Virgin Galactic, Space Adventures, and trash talking

04.02.06

There are several companies competing in the suborbital tourism market: Virgin Galactic, Rocketplane, Space Adventures, among others. By in large the companies have said little about each other in public, other than a few glittering generalities or, at worst, some very general dismissals of unnamed rivals. In the cover story of the latest issue of Arabian Business, Virgin Galactic’s Richard Branson and Will Whitehorn has some less-than-kind things to say about Space Adventures, however:

Branson is dismissive, telling Arabian Business: “A lot of companies around the world are now offering space travel, but no-one else has made the same progress as us. People have to be careful about paying deposits. I don’t want to name any companies, but we have looked at all the different kinds of technology. We looked at Russian technology and we dismissed it. We looked at a lot of US technology, and we dismissed it.”

His Virgin Galactic president Will Whitehorn is even more disparaging of the claims coming out of Ras Al-Khaimah and Space Adventures, adding: “They haven’t actually built a system that works. It has never flown. It is a plywood mock-up in the middle of Russia. I favour competition but only when it exists. You shouldn’t sell people dreams that don’t work.”

The Ras Al-Khaimah reference above is to plans announced by Space Adventures in February to set up a spaceport in the emirate, part of the UAE. That spaceport will be at the Ras Al-Khaimah International Airport, but the Arabian Business notes that several companies—the three mentioned above plus the Canadian-US venture PlanetSpace—have been checking out an unused airstrip in the emirate for possible conversion into a spaceport.
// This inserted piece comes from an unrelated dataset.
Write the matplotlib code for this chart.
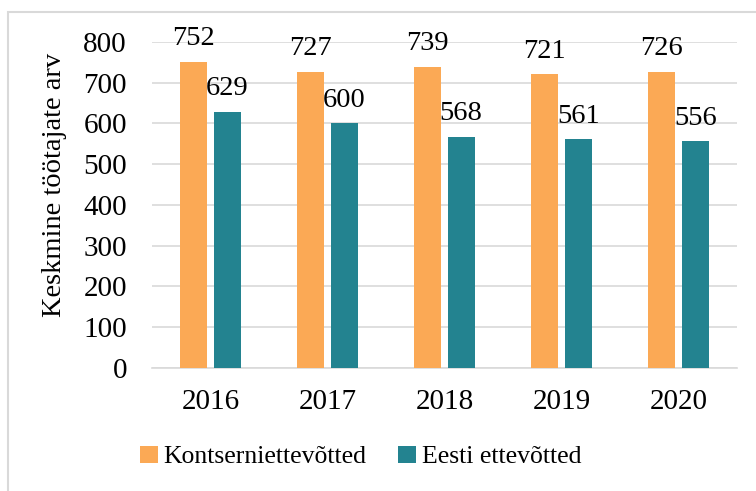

As the article notes, “local residents have for several months noticed the fleets of limousines that regularly pull up, circle the area for half an hour, then disappear.” Officials from these four companies have apparently all been passengers in those limos.

Space Adventures isn’t lying low, though. Richard Branson was in Dubai last week, primarily to publicize the beginning of Virgin Atlantic flights to the UAE, but also to discuss potential Virgin Galactic flights from RAK. During that trip Space Adventures announced that it would fly the first UAE national, Adnan Al Maimani, on one of its flights from the RAK airport. “I am honored to represent the UAE as the first national to fly to space, but even more thrilling is that I’ll launch from Ras Al-Khaimah,” he said in a Space Adventures press release. “If I could fly today, I would!”

Goldin: spaceflight is for “highly trained professionals”

04.02.06

An article in The Sunday Telegraph about Virgin Galactic and space tourism scores something of a coup: a quote from former NASA administrator Dan Goldin, who rarely talks to the press. Under Goldin’s leadership, as many readers may recall, NASA was staunchly opposed to the flight of Dennis Tito, the first space tourist to visit the ISS. It appears that Goldin’s opinion towards space tourism hasn’t softened in the intervening years:

“Space Shuttle crews work on the presumption that there is a 1-in-250 probability of them not making it back,” says Dan Goldin, a retired Nasa administrator. “That compares with 1-in-2,000,000 for commercial airline operations. This is serious stuff and should be reserved for highly trained professionals. It isn’t Disneyland.”

Goldin’s statement, though, is based on the assumption that suborbital space tourism vehicles will be no more reliable than the shuttle, something that vehicle developers, most notably Burt Rutan, would not agree with: Rutan has publicly stated that his vehicles will be far safer than existing spacecraft, and comparable early airliners from the late 1920s and 1930s.

A couple of people who signed up for Virgin Galactic flights, though, don’t seem deterred by the risks. “It’s an addiction, pal” said Bill Cullen. “I’ve got to go. My wife’s not happy. Partly because there’s no life insurance for this trip. Forget it. We’re on our own.” Richard Burr: “It’s a boy thing. When you’re a kid you want to be either a rock star or an astronaut. This is my big chance.” Presumably not to be a rock star.